** start **

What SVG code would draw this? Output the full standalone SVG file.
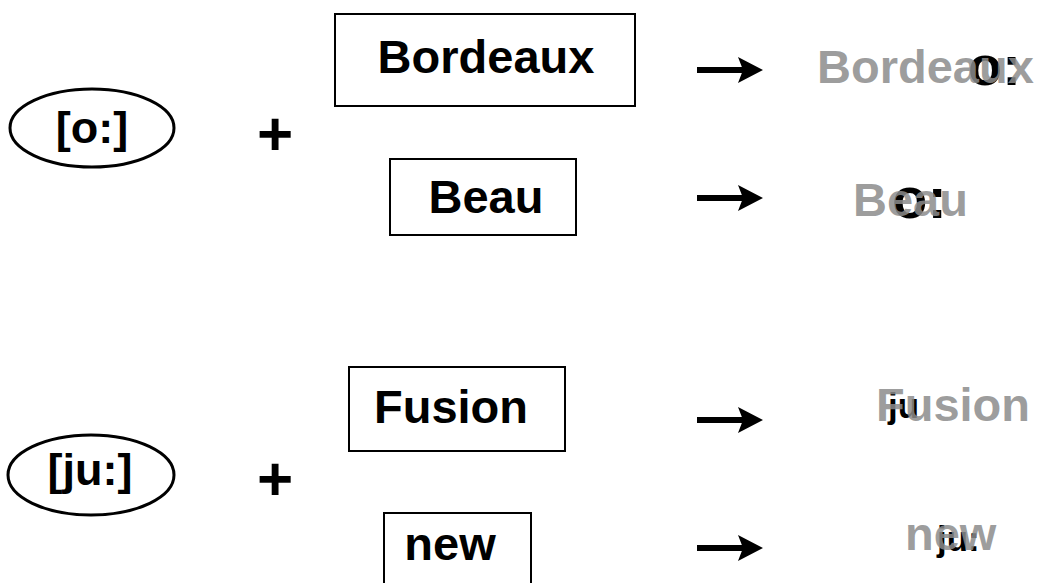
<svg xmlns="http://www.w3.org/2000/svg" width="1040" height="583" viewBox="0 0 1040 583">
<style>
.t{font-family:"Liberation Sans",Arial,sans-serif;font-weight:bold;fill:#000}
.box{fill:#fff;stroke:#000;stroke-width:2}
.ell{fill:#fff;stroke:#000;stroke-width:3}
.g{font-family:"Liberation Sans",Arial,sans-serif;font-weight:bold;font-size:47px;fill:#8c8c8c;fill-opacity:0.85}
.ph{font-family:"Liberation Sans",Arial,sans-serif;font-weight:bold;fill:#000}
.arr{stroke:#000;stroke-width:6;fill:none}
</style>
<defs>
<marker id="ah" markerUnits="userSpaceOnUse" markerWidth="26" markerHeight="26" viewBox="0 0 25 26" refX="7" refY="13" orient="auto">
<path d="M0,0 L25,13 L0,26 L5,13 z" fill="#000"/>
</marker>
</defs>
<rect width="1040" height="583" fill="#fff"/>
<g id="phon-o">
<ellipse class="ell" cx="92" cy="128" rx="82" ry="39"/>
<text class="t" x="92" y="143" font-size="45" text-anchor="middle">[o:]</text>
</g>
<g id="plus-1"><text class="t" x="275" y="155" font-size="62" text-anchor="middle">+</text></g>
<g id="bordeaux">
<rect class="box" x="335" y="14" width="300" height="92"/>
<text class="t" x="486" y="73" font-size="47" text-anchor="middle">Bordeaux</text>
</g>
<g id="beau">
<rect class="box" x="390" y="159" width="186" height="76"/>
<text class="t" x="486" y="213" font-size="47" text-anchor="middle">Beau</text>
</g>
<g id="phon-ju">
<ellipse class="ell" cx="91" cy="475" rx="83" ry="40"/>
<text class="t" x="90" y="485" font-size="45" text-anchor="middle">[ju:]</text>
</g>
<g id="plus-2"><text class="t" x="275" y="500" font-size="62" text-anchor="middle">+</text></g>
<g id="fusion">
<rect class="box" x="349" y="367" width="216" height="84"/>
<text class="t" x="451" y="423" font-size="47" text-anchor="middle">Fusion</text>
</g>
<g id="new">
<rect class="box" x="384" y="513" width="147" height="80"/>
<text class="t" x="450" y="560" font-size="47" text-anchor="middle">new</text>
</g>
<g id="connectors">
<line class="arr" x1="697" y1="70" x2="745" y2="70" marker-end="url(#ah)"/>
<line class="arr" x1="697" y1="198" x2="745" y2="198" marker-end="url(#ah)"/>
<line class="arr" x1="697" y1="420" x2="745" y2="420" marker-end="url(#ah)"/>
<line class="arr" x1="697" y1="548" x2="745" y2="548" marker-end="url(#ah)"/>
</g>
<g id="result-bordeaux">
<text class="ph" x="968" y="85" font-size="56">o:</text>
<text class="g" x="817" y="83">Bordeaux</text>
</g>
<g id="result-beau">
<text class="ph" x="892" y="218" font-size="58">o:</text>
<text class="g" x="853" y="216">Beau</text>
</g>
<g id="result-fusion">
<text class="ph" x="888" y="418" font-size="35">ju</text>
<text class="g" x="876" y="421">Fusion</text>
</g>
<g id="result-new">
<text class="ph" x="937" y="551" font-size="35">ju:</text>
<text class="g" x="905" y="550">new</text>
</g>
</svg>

** end **

- Directive
Each line of the data is to be duplicated exactly; pictures stay out of the copy.

- Exercise answer
What SVG code would draw this? Output the full standalone SVG file.
<svg xmlns="http://www.w3.org/2000/svg" width="1040" height="583" viewBox="0 0 1040 583">
<style>
.t{font-family:"Liberation Sans",Arial,sans-serif;font-weight:bold;fill:#000}
.box{fill:#fff;stroke:#000;stroke-width:2}
.ell{fill:#fff;stroke:#000;stroke-width:3}
.g{font-family:"Liberation Sans",Arial,sans-serif;font-weight:bold;font-size:47px;fill:#8c8c8c;fill-opacity:0.85}
.ph{font-family:"Liberation Sans",Arial,sans-serif;font-weight:bold;fill:#000}
.arr{stroke:#000;stroke-width:6;fill:none}
</style>
<defs>
<marker id="ah" markerUnits="userSpaceOnUse" markerWidth="26" markerHeight="26" viewBox="0 0 25 26" refX="7" refY="13" orient="auto">
<path d="M0,0 L25,13 L0,26 L5,13 z" fill="#000"/>
</marker>
</defs>
<rect width="1040" height="583" fill="#fff"/>
<g id="phon-o">
<ellipse class="ell" cx="92" cy="128" rx="82" ry="39"/>
<text class="t" x="92" y="143" font-size="45" text-anchor="middle">[o:]</text>
</g>
<g id="plus-1"><text class="t" x="275" y="155" font-size="62" text-anchor="middle">+</text></g>
<g id="bordeaux">
<rect class="box" x="335" y="14" width="300" height="92"/>
<text class="t" x="486" y="73" font-size="47" text-anchor="middle">Bordeaux</text>
</g>
<g id="beau">
<rect class="box" x="390" y="159" width="186" height="76"/>
<text class="t" x="486" y="213" font-size="47" text-anchor="middle">Beau</text>
</g>
<g id="phon-ju">
<ellipse class="ell" cx="91" cy="475" rx="83" ry="40"/>
<text class="t" x="90" y="485" font-size="45" text-anchor="middle">[ju:]</text>
</g>
<g id="plus-2"><text class="t" x="275" y="500" font-size="62" text-anchor="middle">+</text></g>
<g id="fusion">
<rect class="box" x="349" y="367" width="216" height="84"/>
<text class="t" x="451" y="423" font-size="47" text-anchor="middle">Fusion</text>
</g>
<g id="new">
<rect class="box" x="384" y="513" width="147" height="80"/>
<text class="t" x="450" y="560" font-size="47" text-anchor="middle">new</text>
</g>
<g id="connectors">
<line class="arr" x1="697" y1="70" x2="745" y2="70" marker-end="url(#ah)"/>
<line class="arr" x1="697" y1="198" x2="745" y2="198" marker-end="url(#ah)"/>
<line class="arr" x1="697" y1="420" x2="745" y2="420" marker-end="url(#ah)"/>
<line class="arr" x1="697" y1="548" x2="745" y2="548" marker-end="url(#ah)"/>
</g>
<g id="result-bordeaux">
<text class="ph" x="968" y="85" font-size="56">o:</text>
<text class="g" x="817" y="83">Bordeaux</text>
</g>
<g id="result-beau">
<text class="ph" x="892" y="218" font-size="58">o:</text>
<text class="g" x="853" y="216">Beau</text>
</g>
<g id="result-fusion">
<text class="ph" x="888" y="418" font-size="35">ju</text>
<text class="g" x="876" y="421">Fusion</text>
</g>
<g id="result-new">
<text class="ph" x="937" y="551" font-size="35">ju:</text>
<text class="g" x="905" y="550">new</text>
</g>
</svg>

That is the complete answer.